** start of DATA SECTION **
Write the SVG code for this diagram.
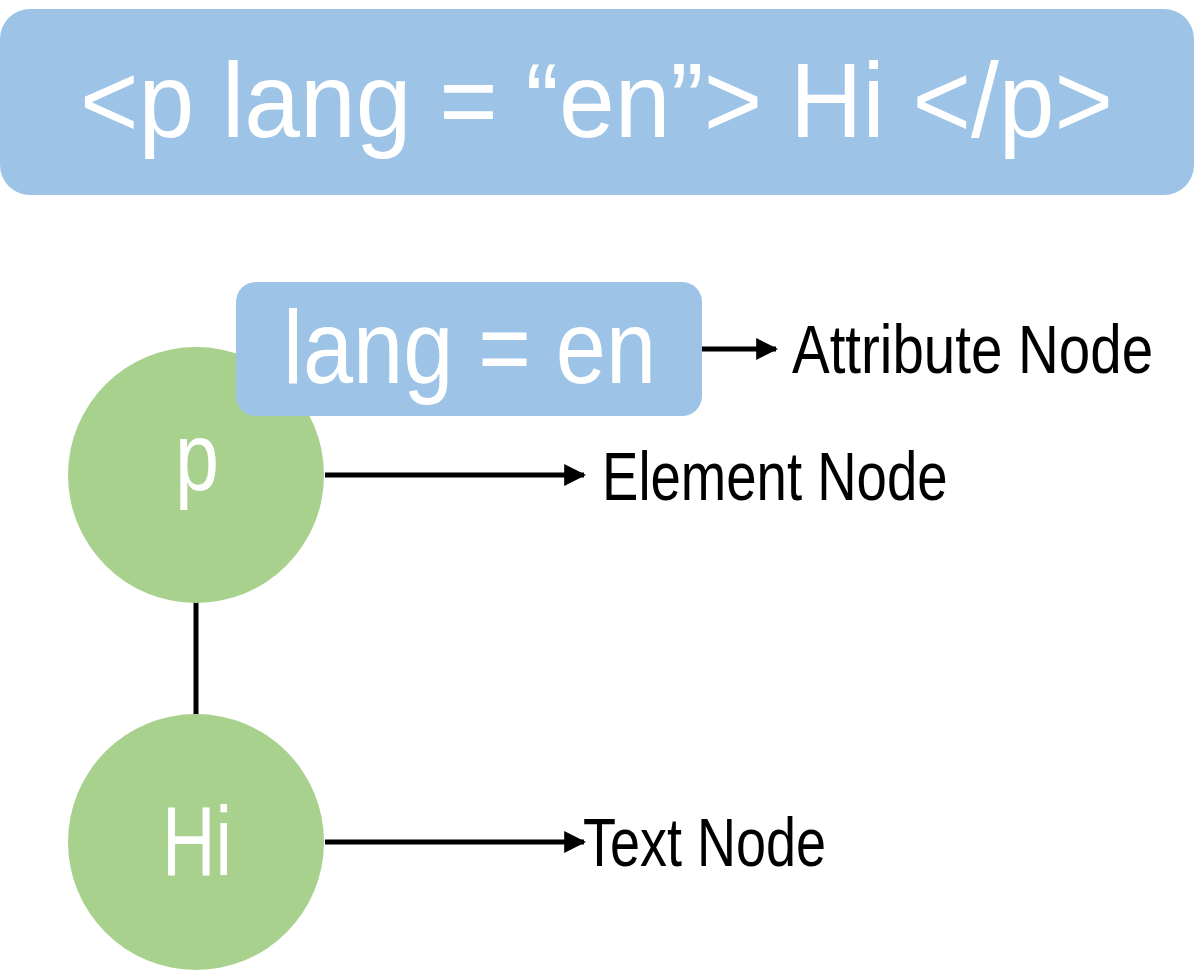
<svg xmlns="http://www.w3.org/2000/svg" width="1199" height="977" viewBox="0 0 1199 977">
  <defs>
    <style>
      .blue { fill: #9DC3E6; }
      .green { fill: #A9D18E; }
      .wt { fill: #FFFFFF; font-family: "Liberation Sans", "DejaVu Sans", sans-serif; }
      .lbl { fill: #000000; font-family: "Liberation Sans", "DejaVu Sans", sans-serif; font-size: 68px; }
      .wire { stroke: #000000; stroke-width: 5; fill: none; }
    </style>
    <marker id="arrow" viewBox="0 0 10 10" refX="9" refY="5" markerWidth="4.4" markerHeight="4.4" orient="auto" markerUnits="strokeWidth">
      <path d="M0,0 L10,5 L0,10 z" fill="#000000"/>
    </marker>
  </defs>

  <!-- markup banner -->
  <g id="markup">
    <rect class="blue" x="0" y="9" width="1194" height="186" rx="30" ry="30"/>
    <text class="wt" x="80" y="137" font-size="106" textLength="1033" lengthAdjust="spacingAndGlyphs">&lt;p lang = “en”&gt; Hi &lt;/p&gt;</text>
  </g>

  <!-- connectors -->
  <g id="connectors">
    <line class="wire" x1="196" y1="598" x2="196" y2="720"/>
    <line class="wire" x1="702" y1="349" x2="776" y2="349" marker-end="url(#arrow)"/>
    <line class="wire" x1="325" y1="475" x2="584" y2="475" marker-end="url(#arrow)"/>
    <line class="wire" x1="325" y1="842" x2="584" y2="842" marker-end="url(#arrow)"/>
  </g>

  <!-- element node -->
  <g id="node-p">
    <circle class="green" cx="196" cy="475" r="128"/>
    <text class="wt" x="197" y="490" font-size="96" text-anchor="middle" textLength="44" lengthAdjust="spacingAndGlyphs">p</text>
  </g>

  <!-- attribute node -->
  <g id="node-attr">
    <rect class="blue" x="236" y="282" width="466" height="134" rx="20" ry="20"/>
    <text class="wt" x="283" y="383" font-size="104" textLength="373" lengthAdjust="spacingAndGlyphs">lang = en</text>
  </g>

  <!-- text node -->
  <g id="node-hi">
    <circle class="green" cx="196" cy="842" r="128"/>
    <text class="wt" x="197" y="875" font-size="98" text-anchor="middle" textLength="70" lengthAdjust="spacingAndGlyphs">Hi</text>
  </g>

  <!-- legend labels (narrowed horizontally) -->
  <g id="label-attr" transform="translate(792,373) scale(0.83,1)">
    <text class="lbl" x="0" y="0" textLength="435" lengthAdjust="spacingAndGlyphs">Attribute Node</text>
  </g>
  <g id="label-element" transform="translate(602,500) scale(0.80,1)">
    <text class="lbl" x="0" y="0" textLength="432" lengthAdjust="spacingAndGlyphs">Element Node</text>
  </g>
  <g id="label-text" transform="translate(583,866) scale(0.774,1)">
    <text class="lbl" x="0" y="0" textLength="314" lengthAdjust="spacingAndGlyphs">Text Node</text>
  </g>
</svg>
** end of DATA SECTION **
• AIM OF THE EXERCISE: All of the data above should be quoted exactly, except for the pictures.

• THE RESPONSE:
Write the SVG code for this diagram.
<svg xmlns="http://www.w3.org/2000/svg" width="1199" height="977" viewBox="0 0 1199 977">
  <defs>
    <style>
      .blue { fill: #9DC3E6; }
      .green { fill: #A9D18E; }
      .wt { fill: #FFFFFF; font-family: "Liberation Sans", "DejaVu Sans", sans-serif; }
      .lbl { fill: #000000; font-family: "Liberation Sans", "DejaVu Sans", sans-serif; font-size: 68px; }
      .wire { stroke: #000000; stroke-width: 5; fill: none; }
    </style>
    <marker id="arrow" viewBox="0 0 10 10" refX="9" refY="5" markerWidth="4.4" markerHeight="4.4" orient="auto" markerUnits="strokeWidth">
      <path d="M0,0 L10,5 L0,10 z" fill="#000000"/>
    </marker>
  </defs>

  <!-- markup banner -->
  <g id="markup">
    <rect class="blue" x="0" y="9" width="1194" height="186" rx="30" ry="30"/>
    <text class="wt" x="80" y="137" font-size="106" textLength="1033" lengthAdjust="spacingAndGlyphs">&lt;p lang = “en”&gt; Hi &lt;/p&gt;</text>
  </g>

  <!-- connectors -->
  <g id="connectors">
    <line class="wire" x1="196" y1="598" x2="196" y2="720"/>
    <line class="wire" x1="702" y1="349" x2="776" y2="349" marker-end="url(#arrow)"/>
    <line class="wire" x1="325" y1="475" x2="584" y2="475" marker-end="url(#arrow)"/>
    <line class="wire" x1="325" y1="842" x2="584" y2="842" marker-end="url(#arrow)"/>
  </g>

  <!-- element node -->
  <g id="node-p">
    <circle class="green" cx="196" cy="475" r="128"/>
    <text class="wt" x="197" y="490" font-size="96" text-anchor="middle" textLength="44" lengthAdjust="spacingAndGlyphs">p</text>
  </g>

  <!-- attribute node -->
  <g id="node-attr">
    <rect class="blue" x="236" y="282" width="466" height="134" rx="20" ry="20"/>
    <text class="wt" x="283" y="383" font-size="104" textLength="373" lengthAdjust="spacingAndGlyphs">lang = en</text>
  </g>

  <!-- text node -->
  <g id="node-hi">
    <circle class="green" cx="196" cy="842" r="128"/>
    <text class="wt" x="197" y="875" font-size="98" text-anchor="middle" textLength="70" lengthAdjust="spacingAndGlyphs">Hi</text>
  </g>

  <!-- legend labels (narrowed horizontally) -->
  <g id="label-attr" transform="translate(792,373) scale(0.83,1)">
    <text class="lbl" x="0" y="0" textLength="435" lengthAdjust="spacingAndGlyphs">Attribute Node</text>
  </g>
  <g id="label-element" transform="translate(602,500) scale(0.80,1)">
    <text class="lbl" x="0" y="0" textLength="432" lengthAdjust="spacingAndGlyphs">Element Node</text>
  </g>
  <g id="label-text" transform="translate(583,866) scale(0.774,1)">
    <text class="lbl" x="0" y="0" textLength="314" lengthAdjust="spacingAndGlyphs">Text Node</text>
  </g>
</svg>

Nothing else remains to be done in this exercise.